Only the lines from the start of the data to the line containing "from matplotlib.ticker import MultipleLocator", both included, should be output, exactly and without pictures.

---- DATA SHOWN

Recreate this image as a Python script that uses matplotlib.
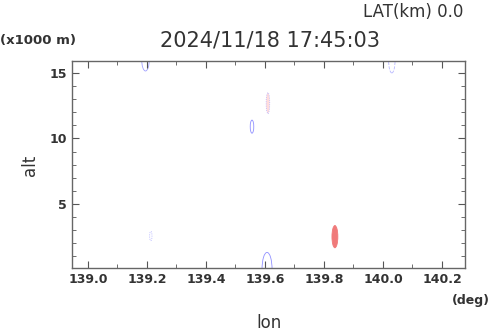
import matplotlib
matplotlib.use("Agg")
import matplotlib.pyplot as plt
from matplotlib.patches import Ellipse
from matplotlib.ticker import MultipleLocator

# echo blobs (lon, alt, width deg, height km)
blob_lon = [139.195, 140.030, 139.556, 139.610, 139.837, 139.213, 139.607]
blob_alt = [16.05, 16.0, 10.9, 12.7, 2.50, 2.55, 0.0]
blob_w = [0.026, 0.022, 0.012, 0.012, 0.020, 0.008, 0.034]
blob_h = [1.8, 2.0, 1.0, 1.6, 1.7, 0.7, 2.6]
blob_fill = ["none", "none", "none", "#ffdcdc", "#f07a7a", "none", "none"]
blob_edge = ["#a0a0ff", "#b8b8ff", "#9090ff", "#b0b0ff", "#f07a7a", "#a8a8ff", "#9090ff"]
blob_ls = ["-", "--", "-", ":", "-", ":", "-"]

xticks = [139.0, 139.2, 139.4, 139.6, 139.8, 140.0, 140.2]
yticks = [5, 10, 15]

txt = "#333333"
fig = plt.figure(figsize=(4.9, 3.31), dpi=100)
ax = fig.add_axes([0.147, 0.190, 0.802, 0.626])

for i in range(len(blob_lon)):
    e = Ellipse((blob_lon[i], blob_alt[i]), blob_w[i], blob_h[i],
                facecolor=blob_fill[i], edgecolor=blob_edge[i],
                linewidth=0.6, linestyle=blob_ls[i])
    ax.add_patch(e)

ax.set_xlim(138.946, 140.278)
ax.set_ylim(0.1, 15.92)
ax.set_xticks(xticks)
ax.set_xticklabels(["%.1f" % v for v in xticks])
ax.set_yticks(yticks)
ax.xaxis.set_minor_locator(MultipleLocator(0.1))
ax.yaxis.set_minor_locator(MultipleLocator(1))
ax.tick_params(which="both", direction="in", top=True, right=True,
               color="#555555", labelcolor=txt, labelsize=9)
ax.tick_params(which="major", length=5, width=0.8)
ax.tick_params(which="minor", length=3, width=0.6)
for lab in ax.get_xticklabels() + ax.get_yticklabels():
    lab.set_fontweight("bold")
for s in ax.spines.values():
    s.set_color("#666666")
    s.set_linewidth(1.0)

fig.text(0.945, 0.965, "LAT(km) 0.0", ha="right", va="center", fontsize=12, color=txt)
fig.text(0.55, 0.878, "2024/11/18 17:45:03", ha="center", va="center", fontsize=15, color=txt)
fig.text(0.0, 0.878, "(x1000 m)", ha="left", va="center", fontsize=9.5, fontweight="bold", color=txt)
fig.text(1.0, 0.092, "(deg)", ha="right", va="center", fontsize=9, fontweight="bold", color=txt)
fig.text(0.548, 0.025, "lon", ha="center", va="center", fontsize=12, color=txt)
fig.text(0.062, 0.50, "alt", ha="center", va="center", fontsize=12, color=txt, rotation=90)

fig.savefig("out.png", dpi=100)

--------

> [RESULT FOR THIS TASK]
Recreate this image as a Python script that uses matplotlib.
import matplotlib
matplotlib.use("Agg")
import matplotlib.pyplot as plt
from matplotlib.patches import Ellipse
from matplotlib.ticker import MultipleLocator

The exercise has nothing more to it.